I recently taught a class in which we engaged in a discussion about the use of behavior charts in the classroom. These come in all different varieties….from forms sent home with parents to charts on the wall to flipping cards to those infamous stop light systems. Do these types of things really work? And are they fair?
I’m all for communicating with parents so that they are informed about what is going on with their child’s behavior while at child care. However, too often, these forms become nothing more than a way to communicate negative behaviors rather than a true communication tool. I think to evaluate whether any of these are helpful, we have to look at the purpose of discipline in our classroom.

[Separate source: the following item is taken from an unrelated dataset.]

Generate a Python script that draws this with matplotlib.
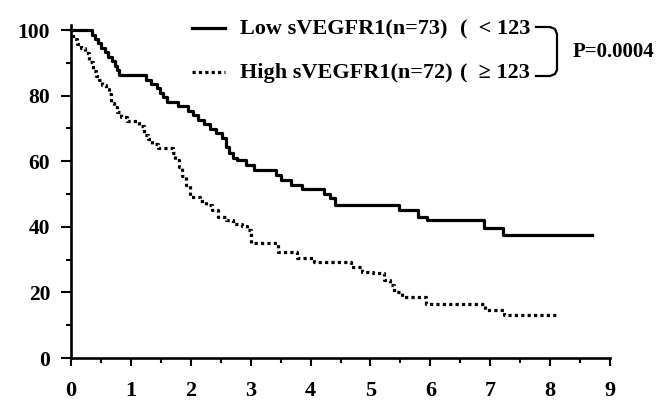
import matplotlib.pyplot as plt
from matplotlib.lines import Line2D
from matplotlib.ticker import MultipleLocator

# Kaplan-Meier step data (years, % survival)
low_t = [0, 0.35, 0.40, 0.45, 0.50, 0.56, 0.62, 0.68, 0.73, 0.77,
         0.80, 1.26, 1.34, 1.43, 1.48, 1.54, 1.60, 1.78, 1.96, 2.04,
         2.12, 2.22, 2.32, 2.42, 2.52, 2.58, 2.64, 2.70, 2.78, 2.92,
         3.05, 3.42, 3.50, 3.68, 3.86, 4.22, 4.33, 4.41, 5.48, 5.80,
         5.94, 6.90, 7.22, 8.70]
low_p = [100, 98.6, 97.3, 95.9, 94.5, 93.2, 91.8, 90.4, 89.0, 87.7,
         86.3, 84.9, 83.6, 82.2, 80.8, 79.5, 78.1, 76.7, 75.3, 74.0,
         72.6, 71.2, 69.9, 68.5, 67.1, 64.4, 62.4, 60.9, 60.3, 58.9,
         57.4, 55.8, 54.3, 52.8, 51.5, 50.0, 48.7, 46.7, 45.2, 43.1,
         42.1, 39.6, 37.6, 37.6]

high_t = [0, 0.04, 0.10, 0.16, 0.24, 0.30, 0.36, 0.42, 0.46, 0.52,
          0.58, 0.63, 0.67, 0.72, 0.76, 0.84, 0.94, 1.13, 1.22, 1.28,
          1.36, 1.46, 1.70, 1.74, 1.80, 1.86, 1.92, 1.98, 2.16, 2.26,
          2.36, 2.46, 2.58, 2.70, 2.86, 2.94, 3.00, 3.46, 3.78, 4.05,
          4.68, 4.86, 5.05, 5.22, 5.32, 5.40, 5.52, 5.92, 6.92, 7.23,
          8.13]
high_p = [100, 97.2, 95.8, 94.4, 93.1, 90.3, 87.5, 86.1, 84.7, 83.3,
          81.9, 80.6, 77.8, 76.4, 75.0, 73.6, 72.2, 70.8, 68.1, 66.7,
          65.3, 63.9, 62.5, 60.4, 58.3, 55.6, 52.8, 49.2, 47.9, 46.5,
          45.1, 43.1, 42.1, 41.0, 40.3, 38.9, 35.0, 32.2, 30.4, 29.2,
          27.8, 26.3, 25.8, 23.8, 22.3, 20.2, 18.6, 16.4, 14.7, 13.0,
          13.0]

low_label = "Low sVEGFR1(n=73)"
high_label = "High sVEGFR1(n=72)"
low_cut = "(  < 123"
high_cut = "(  \u2265 123"
p_text = "P=0.0004"

W, H = 669, 403
font = "Liberation Serif"

fig = plt.figure(figsize=(W / 100, H / 100), dpi=100)
ax = fig.add_axes([71 / W, (H - 358) / H, (610 - 71) / W, (358 - 30) / H])


def px(x, y):
    # pixel position (from top-left) -> figure fraction
    return x / W, 1 - y / H


ax.step(low_t, low_p, where="post", color="black", lw=2.3, clip_on=False)
ax.step(high_t, high_p, where="post", color="black", lw=2.3,
        linestyle=(0, (1, 1)), dash_capstyle="butt", clip_on=False)

ax.set_xlim(0, 9)
ax.set_ylim(0, 100)
ax.xaxis.set_major_locator(MultipleLocator(1))
ax.xaxis.set_minor_locator(MultipleLocator(0.5))
ax.yaxis.set_major_locator(MultipleLocator(20))
ax.yaxis.set_minor_locator(MultipleLocator(10))

for s in ["top", "right"]:
    ax.spines[s].set_visible(False)
for s in ["left", "bottom"]:
    ax.spines[s].set_linewidth(1.9)
ax.spines["left"].set_bounds(0, 101.5)

ax.tick_params(axis="y", which="major", length=7, width=1.5, pad=8)
ax.tick_params(axis="y", which="minor", length=3.5, width=1.5)
ax.tick_params(axis="x", which="major", length=5.5, width=1.5, pad=11)
ax.tick_params(axis="x", which="minor", length=3.5, width=1.5)
for lab in ax.get_yticklabels():
    lab.set_fontfamily(font)
    lab.set_fontweight("bold")
    lab.set_fontsize(15.5)
for lab in ax.get_xticklabels():
    lab.set_fontfamily(font)
    lab.set_fontweight("bold")
    lab.set_fontsize(16)

# legend drawn by hand
for y, ls in [(28, "-"), (72, (0, (1, 1)))]:
    x0, y0 = px(192, y)
    x1, _ = px(225, y)
    fig.add_artist(Line2D([x0, x1], [y0, y0], color="black", lw=2.3,
                          linestyle=ls, dash_capstyle="butt"))

txt = dict(fontfamily=font, fontweight="bold", fontsize=16, va="center")
fig.text(*px(240, 29), low_label, **txt)
fig.text(*px(240, 73), high_label, **txt)
fig.text(*px(460, 29), low_cut, **txt)
fig.text(*px(460, 73), high_cut, **txt)
fig.text(*px(573, 52), p_text, fontfamily=font, fontweight="bold",
         fontsize=15, va="center")

# bracket joining the two groups
bx = [536, 550, 555, 557, 557, 555, 550, 536]
by = [27, 27, 29, 34, 70, 74, 76, 76]
pts = [px(a, b) for a, b in zip(bx, by)]
fig.add_artist(Line2D([p[0] for p in pts], [p[1] for p in pts],
                      color="black", lw=1.6))

fig.savefig("out.png", dpi=100, facecolor="white")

One of my favorite quotes is this:
If we reflect on this quote, our true intention with any type of behavior management system is to teach children. These behavior management systems rarely do that. Let’s look at some of the reasons that teachers should stop using these systems:
- They don’t work. Look at the stop light systems. The kids that are on green are always on green. And the kids that are on red are always on red. That should tell you something. If the system was really working, then the kids that are on red should quickly start moving to yellow and green rather than always landing on red. What was it that Albert Einstein said…….Doing the same thing over and over and expecting a different result is….insanity. When we implement a system like this and see the same results day after day….we should notice that it’s not really working and try something different.
- They are shaming to children. When you post the chart in the classroom or announce to the class that someone’s card is being flipped or their clothespin is being moved, you are shaming and humiliating children in front of their peers. No one wants their indiscretions announced to the world, including children. Being shamed rarely results in a child learning a better response. You wouldn’t share children’s academic progress with others….why would you share their behavioral progress?
- When you consistently label a child with a bad report or constantly put them on the red stoplight, you are giving that child a role to play in the classroom and announcing it to everyone in the room. You’re labeling that child as “the bad kid” even if you never use the words. Everyone that walks in the room….parents…teachers….children….they all see who is being “good” and who is being “bad”. Give a child a role to play, and he/she will play it. It’s called a self-fulfilling prophecy.
- What makes a day “good” or “bad”? What happens if a child has a terrible morning but a good afternoon? Or what happens if a child makes some bad decisions in the morning but then does something really nice for someone in the classroom? When we label children’s days as good or bad, we create a dark shadow that follows them around. When a child misbehaves, teachers and parents need to deal with the misbehavior in that moment and then let it go. Moving a card or filling out a behavior report is like double jeopardy. It’s two consequences for the same behavior. Instead of creating this dark shadow, give the child every opportunity to start fresh and turn things around.
- Behavior charts rarely account for baseline behavior. If Johnny never hits anyone, but today he hits two people…..he had a rough day. But if Emily typically hits 20 times a day, and today she only hits 15 times….that was a really good day for her. Even though she hit people, she made some improvements. We need to make sure that we are measuring children’s progress against their own baseline behaviors…not some imaginary standard of perfection.
- And speaking of perfection, we often expect perfection from children. We expect them to never do anything wrong, to never be distracted, to never be disrespectful, to never be in a bad mood…..that is completely unrealistic. We need to allow children to be human.
So if we don’t use behavior charts in the classroom….what do we do? We use techniques that actually work. There is no magic wand, but when we approach children with empathy, view misbehavior as communication, help children deal with their difficult emotions, and look for the reasons and/or unmet needs behind the behavior, we find that we actually don’t really need these tools after all.